**SOURCE DATA**

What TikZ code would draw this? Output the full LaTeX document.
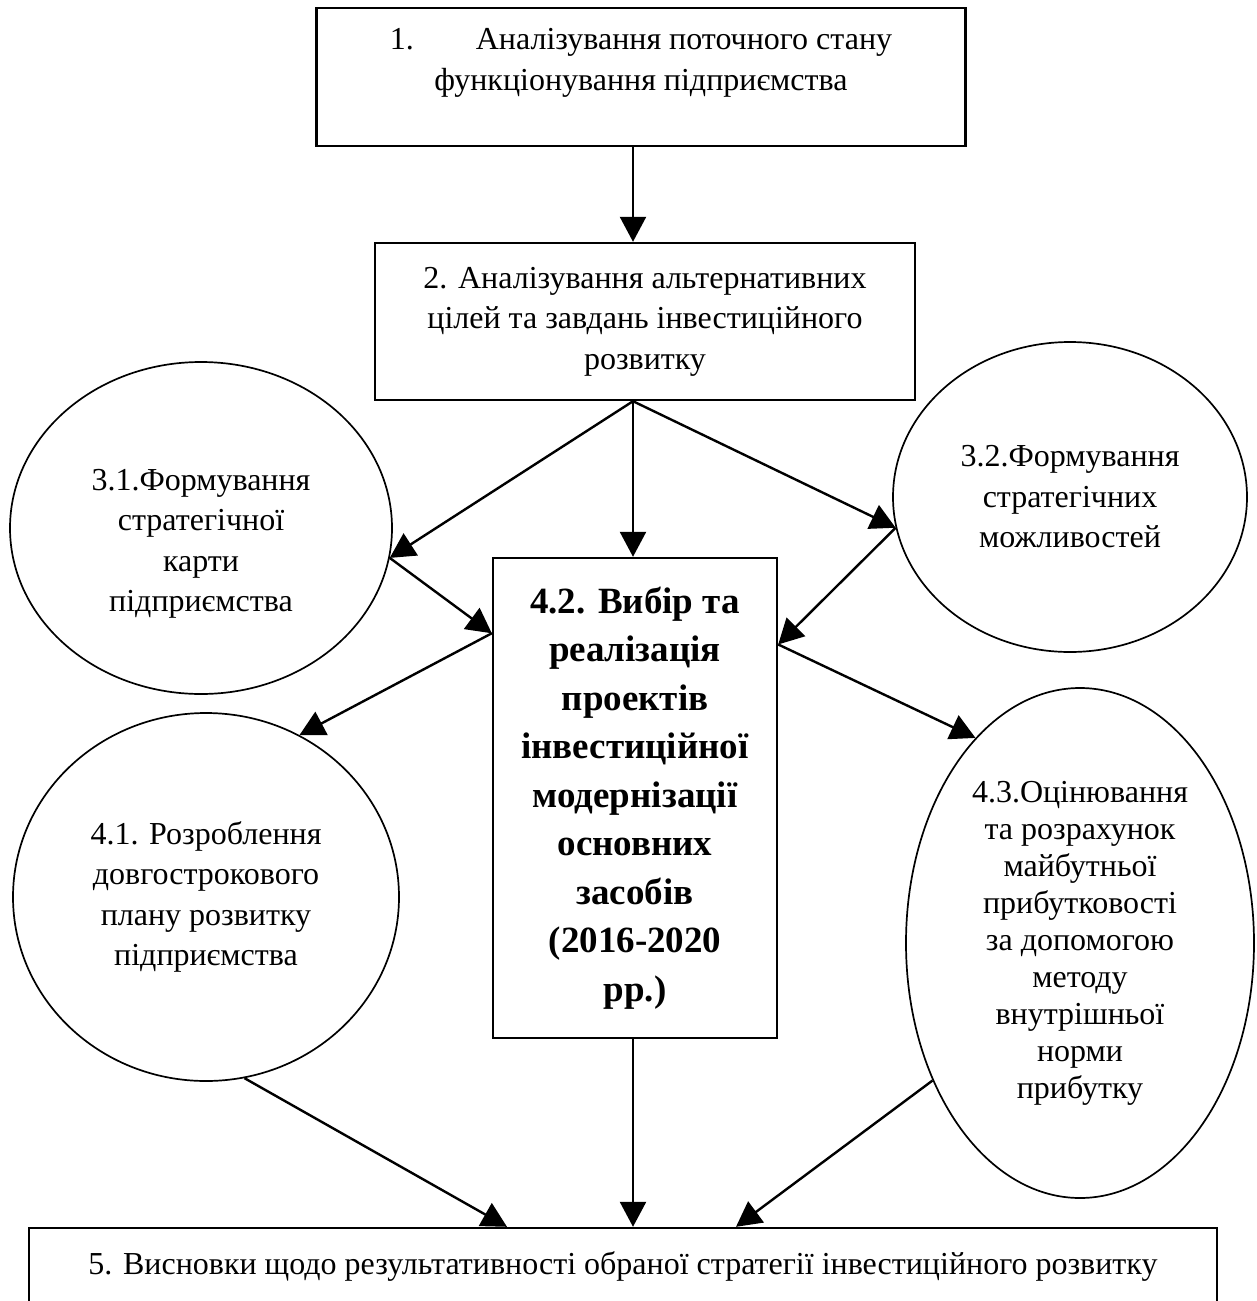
\documentclass[tikz,border=0pt]{standalone}
\usepackage{fontspec}
\setmainfont{Liberation Serif}
\usetikzlibrary{shapes.geometric, arrows.meta, calc}

\begin{document}
\begin{tikzpicture}[
        x=1pt, y=-1pt,
        >={Triangle[width=26pt,length=25pt]},
        txt/.style={align=center, font=\fontsize{32}{40.5}\selectfont},
        box/.style={draw, rectangle, line width=2.4pt, inner sep=0pt, txt},
        oval/.style={draw, ellipse, line width=1.7pt, inner sep=0pt, txt},
        arrow/.style={->, line width=2.4pt}
    ]
    \useasboundingbox (0,0) rectangle (1257,1301);

    % Nodes
    \node[box, minimum width=649pt, minimum height=138pt] (b1) at (641,77) {};
    \node[txt] (b1text) at ([yshift=14pt]b1.center) {1.\hspace{62pt}Аналізування поточного стану\\функціонування підприємства};
    \node[box, minimum width=540pt, minimum height=157pt] (b2) at (645,321.5) {2. Аналізування альтернативних\\цілей та завдань інвестиційного\\розвитку};
    \node[oval, minimum width=382pt, minimum height=332pt] (s31) at (201,528) {};
    \node[txt] (s31text) at ([yshift=-16pt]s31.center) {3.1.Формування\\стратегічної\\карти\\підприємства};
    \node[oval, minimum width=354pt, minimum height=310pt] (s32) at (1070,497) {3.2.Формування\\стратегічних\\можливостей};
    \node[box, minimum width=284pt, minimum height=480pt, font=\fontsize{37}{48.5}\selectfont\bfseries] (b42) at (635,798) {4.2. Вибір та\\реалізація\\проектів\\інвестиційної\\модернізації\\основних\\засобів\\(2016-2020\\рр.)};
    \node[oval, minimum width=386pt, minimum height=368pt] (s41) at (206,897) {4.1. Розроблення\\довгострокового\\плану розвитку\\підприємства};
    \node[oval, minimum width=348pt, minimum height=510pt, font=\fontsize{32}{37}\selectfont] (s43) at (1080,943) {4.3.Оцінювання\\та розрахунок\\майбутньої\\прибутковості\\за допомогою\\методу\\внутрішньої\\норми\\прибутку};
    \node[box, minimum width=1188pt, minimum height=76pt] (b5) at (623,1266) {5. Висновки щодо результативності обраної стратегії інвестиційного розвитку};
    \coordinate (ax) at (633,0);

    % Arrows
    \draw[arrow] (b1.south -| ax) -- (b2.north -| ax);
    \draw[arrow] (b2.south -| ax) -- (s31.-9);
    \draw[arrow] (b2.south -| ax) -- (b42.north -| ax);
    \draw[arrow] (b2.south -| ax) -- (s32.190);
    \draw[arrow] (s31.-9) -- (b42.131);
    \draw[arrow] (s32.190) -- (b42.47);
    \draw[arrow] (b42.131) -- (s41.60);
    \draw[arrow] (b42.47) -- (s43.117);
    \draw[arrow] (s41.-78) -- ($(b5.north)+(-116,0)$);
    \draw[arrow] (b42.south -| ax) -- (b5.north -| ax);
    \draw[arrow] (s43.223) -- ($(b5.north)+(113,0)$);

\end{tikzpicture}
\end{document}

**DIRECTIONS**
Print the full listing exactly, dropping the pictures.

**WRITTEN SOLUTION**
What TikZ code would draw this? Output the full LaTeX document.
\documentclass[tikz,border=0pt]{standalone}
\usepackage{fontspec}
\setmainfont{Liberation Serif}
\usetikzlibrary{shapes.geometric, arrows.meta, calc}

\begin{document}
\begin{tikzpicture}[
        x=1pt, y=-1pt,
        >={Triangle[width=26pt,length=25pt]},
        txt/.style={align=center, font=\fontsize{32}{40.5}\selectfont},
        box/.style={draw, rectangle, line width=2.4pt, inner sep=0pt, txt},
        oval/.style={draw, ellipse, line width=1.7pt, inner sep=0pt, txt},
        arrow/.style={->, line width=2.4pt}
    ]
    \useasboundingbox (0,0) rectangle (1257,1301);

    % Nodes
    \node[box, minimum width=649pt, minimum height=138pt] (b1) at (641,77) {};
    \node[txt] (b1text) at ([yshift=14pt]b1.center) {1.\hspace{62pt}Аналізування поточного стану\\функціонування підприємства};
    \node[box, minimum width=540pt, minimum height=157pt] (b2) at (645,321.5) {2. Аналізування альтернативних\\цілей та завдань інвестиційного\\розвитку};
    \node[oval, minimum width=382pt, minimum height=332pt] (s31) at (201,528) {};
    \node[txt] (s31text) at ([yshift=-16pt]s31.center) {3.1.Формування\\стратегічної\\карти\\підприємства};
    \node[oval, minimum width=354pt, minimum height=310pt] (s32) at (1070,497) {3.2.Формування\\стратегічних\\можливостей};
    \node[box, minimum width=284pt, minimum height=480pt, font=\fontsize{37}{48.5}\selectfont\bfseries] (b42) at (635,798) {4.2. Вибір та\\реалізація\\проектів\\інвестиційної\\модернізації\\основних\\засобів\\(2016-2020\\рр.)};
    \node[oval, minimum width=386pt, minimum height=368pt] (s41) at (206,897) {4.1. Розроблення\\довгострокового\\плану розвитку\\підприємства};
    \node[oval, minimum width=348pt, minimum height=510pt, font=\fontsize{32}{37}\selectfont] (s43) at (1080,943) {4.3.Оцінювання\\та розрахунок\\майбутньої\\прибутковості\\за допомогою\\методу\\внутрішньої\\норми\\прибутку};
    \node[box, minimum width=1188pt, minimum height=76pt] (b5) at (623,1266) {5. Висновки щодо результативності обраної стратегії інвестиційного розвитку};
    \coordinate (ax) at (633,0);

    % Arrows
    \draw[arrow] (b1.south -| ax) -- (b2.north -| ax);
    \draw[arrow] (b2.south -| ax) -- (s31.-9);
    \draw[arrow] (b2.south -| ax) -- (b42.north -| ax);
    \draw[arrow] (b2.south -| ax) -- (s32.190);
    \draw[arrow] (s31.-9) -- (b42.131);
    \draw[arrow] (s32.190) -- (b42.47);
    \draw[arrow] (b42.131) -- (s41.60);
    \draw[arrow] (b42.47) -- (s43.117);
    \draw[arrow] (s41.-78) -- ($(b5.north)+(-116,0)$);
    \draw[arrow] (b42.south -| ax) -- (b5.north -| ax);
    \draw[arrow] (s43.223) -- ($(b5.north)+(113,0)$);

\end{tikzpicture}
\end{document}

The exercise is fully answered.